## Saturday, November 21, 2015

### Anscombe's Quartet

Anscombe's Quartet is four two variable sets of data that have a particularly interesting property.

Upon examination the first three sets have the same x values but other than that the y values all seem random. But the interesting thing starts when you start to do some numerical analysis on them. Just start with some simple single variable calculations.
• Mean of each x set = 9
• Mean of each y set = 7.50
• Variance of each x set = 11
• Variance of each y set = 4.122-4.128
So, almost identical. And then if you take that a step further you can do the two variable analysis on each set and get the following:
• Correlation of each set = 0.816
• Line of best fit for each set y = 3 + 0.5x
So with all that analysis done, you might get the impression that these are pretty much just different aspects of the same sets of data.

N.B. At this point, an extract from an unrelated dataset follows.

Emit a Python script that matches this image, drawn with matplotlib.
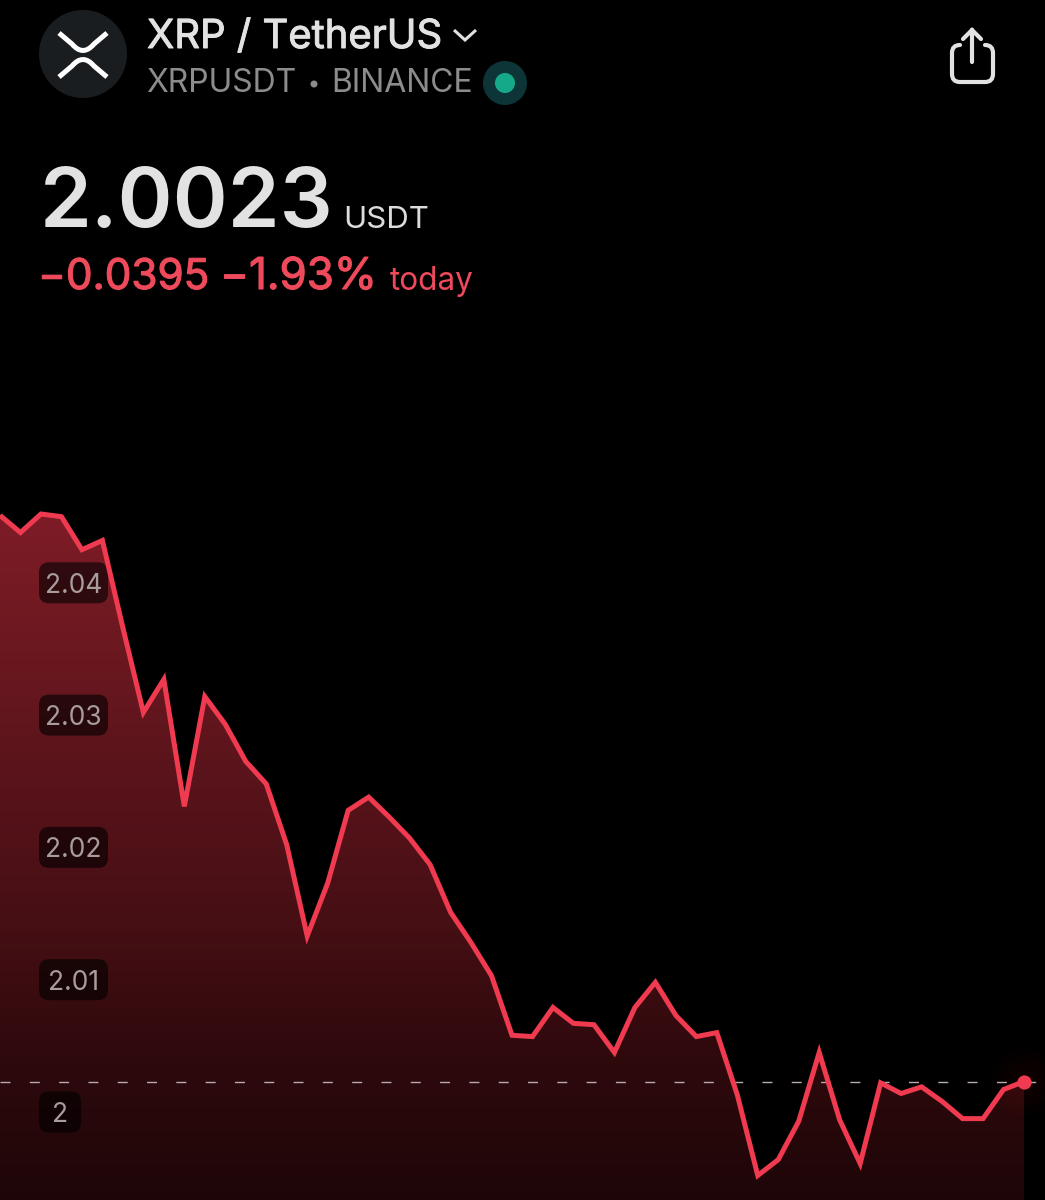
import numpy as np
from matplotlib import pyplot as plt
from matplotlib import colors
from matplotlib import patheffects
from matplotlib.patches import Circle, FancyBboxPatch, PathPatch
from matplotlib.path import Path
from matplotlib.transforms import Affine2D, blended_transform_factory

plt.rcParams['font.family'] = ['Inter', 'DejaVu Sans']

prices = [2.0451, 2.0438, 2.0452, 2.0450, 2.0425, 2.0432, 2.0366, 2.0302, 2.0327, 2.0231,
          2.0314, 2.0293, 2.0265, 2.0248, 2.0202, 2.0133, 2.0173, 2.0228, 2.0238, 2.0223,
          2.0207, 2.0187, 2.0151, 2.0128, 2.0103, 2.0058, 2.0057, 2.0079, 2.0067, 2.0066,
          2.0045, 2.0079, 2.0098, 2.0073, 2.0057, 2.0060, 2.0013, 1.9952, 1.9964, 1.9993,
          2.0045, 1.9994, 1.9961, 2.0022, 2.0014, 2.0019, 2.0008, 1.9995, 1.9995, 2.0017,
          2.0023]
y_ticks = [2.04, 2.03, 2.02, 2.01, 2.0]
y_tick_labels = ['2.04', '2.03', '2.02', '2.01', '2']
last_price = prices[-1]

RED = '#f03a50'
SOFT_RED = '#ee4a5c'
WIDTH, HEIGHT = 1045, 1200

fig = plt.figure(figsize=(WIDTH / 100, HEIGHT / 100), dpi=100, facecolor='black')
ax = fig.add_axes([0, 0, 1, 1])
ax.set_facecolor('black')
ax.axis('off')

xs = np.arange(len(prices))

# pixels from the top left corner, for the app chrome
px = Affine2D().scale(1, -1).translate(0, HEIGHT)

# gradient under the line
ramp = colors.LinearSegmentedColormap.from_list(
    'ramp', ['#1e0608', '#2e090c', '#450f14', '#58131a', '#6b1820', '#7e1c26'])
gradient = np.linspace(0, 1, 256).reshape(-1, 1)
area = ax.fill_between(xs, prices, 1.98, facecolor='none', linewidth=0)
im = ax.imshow(gradient, cmap=ramp, origin='lower', aspect='auto',
               extent=(xs[0], xs[-1], 1.9933, max(prices)), zorder=1)
im.set_clip_path(area.get_paths()[0], transform=ax.transData)

ax.set_xlim(0, 50 + 21 / 20.48)
ax.set_ylim(2 - 88 / 13230, 2 + 1112 / 13230)

# soft glow round the last point
for radius in np.arange(14, 38, 2):
    ax.scatter(xs[-1], last_price, s=(2 * radius * 0.72) ** 2, color=RED, alpha=0.009,
               linewidths=0, zorder=2)

ax.axhline(last_price, color='#b8aaaa', lw=1, ls=(0, (7.2, 13.9)), zorder=3,
           dash_capstyle='butt')

# price labels
label_x = blended_transform_factory(px, ax.transData)
for value, label in zip(y_ticks, y_tick_labels):
    width = 69 if len(label) > 1 else 42
    y_px = HEIGHT - ax.transData.transform((0, value))[1]
    ax.add_patch(FancyBboxPatch((39 + 10, y_px - 20.5 + 10), width - 20, 41 - 20,
                                boxstyle='round,pad=10,rounding_size=10', transform=px,
                                fc='black', ec='none', alpha=0.6, zorder=4))
    ax.text(39 + width / 2, value, label, transform=label_x, ha='center', va='center_baseline',
            fontsize=19, color='#a89c9c', zorder=5)

ax.plot(xs, prices, color=RED, lw=3.6, solid_joinstyle='miter', solid_capstyle='butt', zorder=6)
ax.scatter(xs[-1], last_price, s=105, color=RED, linewidths=0, zorder=7)

# header
ax.add_patch(Circle((83, 54), 44, transform=px, fc='#1a1d20', ec='none', zorder=8))
top_arc = Path([(59, 33), (72, 44), (83, 57), (94, 44), (107, 33)],
               [Path.MOVETO, Path.LINETO, Path.CURVE3, Path.CURVE3, Path.LINETO])
low_arc = Path([(59, 77), (72, 66), (83, 53), (94, 66), (107, 77)],
               [Path.MOVETO, Path.LINETO, Path.CURVE3, Path.CURVE3, Path.LINETO])
for arc in (top_arc, low_arc):
    ax.add_patch(PathPatch(arc, transform=px, fc='none', ec='white', lw=3.6, zorder=9))

fatten = [patheffects.withStroke(linewidth=0.7, foreground='#e2e2e2')]
title = ax.text(147, 48, 'XRP / TetherUS', transform=px, fontsize=28.8, color='#e2e2e2',
                va='baseline', zorder=9)
title.set_path_effects(fatten)
chevron = Path([(454, 30), (465, 40), (476, 30)], [Path.MOVETO, Path.LINETO, Path.LINETO])
ax.add_patch(PathPatch(chevron, transform=px, fc='none', ec='#e0e0e0', lw=2.2, zorder=9))

ax.text(146, 92, 'XRPUSDT', transform=px, fontsize=23, color='#8c8c8c', va='baseline', zorder=9)
ax.add_patch(Circle((314, 84), 3.5, transform=px, fc='#8c8c8c', ec='none', zorder=9))
ax.text(331, 92, 'BINANCE', transform=px, fontsize=23, color='#8c8c8c', va='baseline', zorder=9)
ax.add_patch(Circle((505, 83), 22, transform=px, fc='#0d3538', ec='none', zorder=9))
ax.add_patch(Circle((505, 83), 10, transform=px, fc='#15a98a', ec='none', zorder=10))

ax.text(40, 227, '2.0023', transform=px, fontsize=60, color='#e2e2e2', fontweight='semibold',
        va='baseline', zorder=9)
ax.text(343, 228, 'USDT', transform=px, fontsize=22.5, color='#dcdcdc', va='baseline', zorder=9)
for x, label, size in [(38, '\u22120.0395', 30.4), (220, '\u22121.93%', 31.6)]:
    change = ax.text(x, 289, label, transform=px, fontsize=size, color=SOFT_RED, va='baseline', zorder=9)
    change.set_path_effects([patheffects.withStroke(linewidth=0.8, foreground=SOFT_RED)])
ax.text(390, 290, 'today', transform=px, fontsize=22.7, color=SOFT_RED, va='baseline', zorder=9)

# share icon
box = Path([(960, 45), (952, 45), (952, 53), (952, 74), (952, 82), (960, 82), (985, 82),
            (993, 82), (993, 74), (993, 53), (993, 45), (985, 45)],
           [Path.MOVETO, Path.CURVE3, Path.CURVE3, Path.LINETO, Path.CURVE3, Path.CURVE3,
            Path.LINETO, Path.CURVE3, Path.CURVE3, Path.LINETO, Path.CURVE3, Path.CURVE3])
arrow = Path([(972, 62), (972, 30), (963, 39), (972, 30), (981, 39)],
             [Path.MOVETO, Path.LINETO, Path.MOVETO, Path.LINETO, Path.LINETO])
for shape in (box, arrow):
    ax.add_patch(PathPatch(shape, transform=px, fc='none', ec='#e2e2e2', lw=3,
                           capstyle='round', zorder=9))

fig.savefig('out.png', dpi=100, facecolor='black')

But then when you graph them you get something entirely different:
So you really see that they are very different sets of data. The lesson here is that your data cannot be fully described with either numerical or graphical analysis but really both are necessary.

## Classroom Connections

So how do you use this in class? This set is really best used for students who have had both single variable and two variable analysis. It really is a great set for tying together many of the concepts of data analysis.

One thing that you can do is use this Desmos Activity Builder that walks students through the analysis. Keep in mind that students should be familiar with calculating mean and variance via a spreadsheet. They should also be familiar with using Desmos in terms of graphing functions and doing linear regression.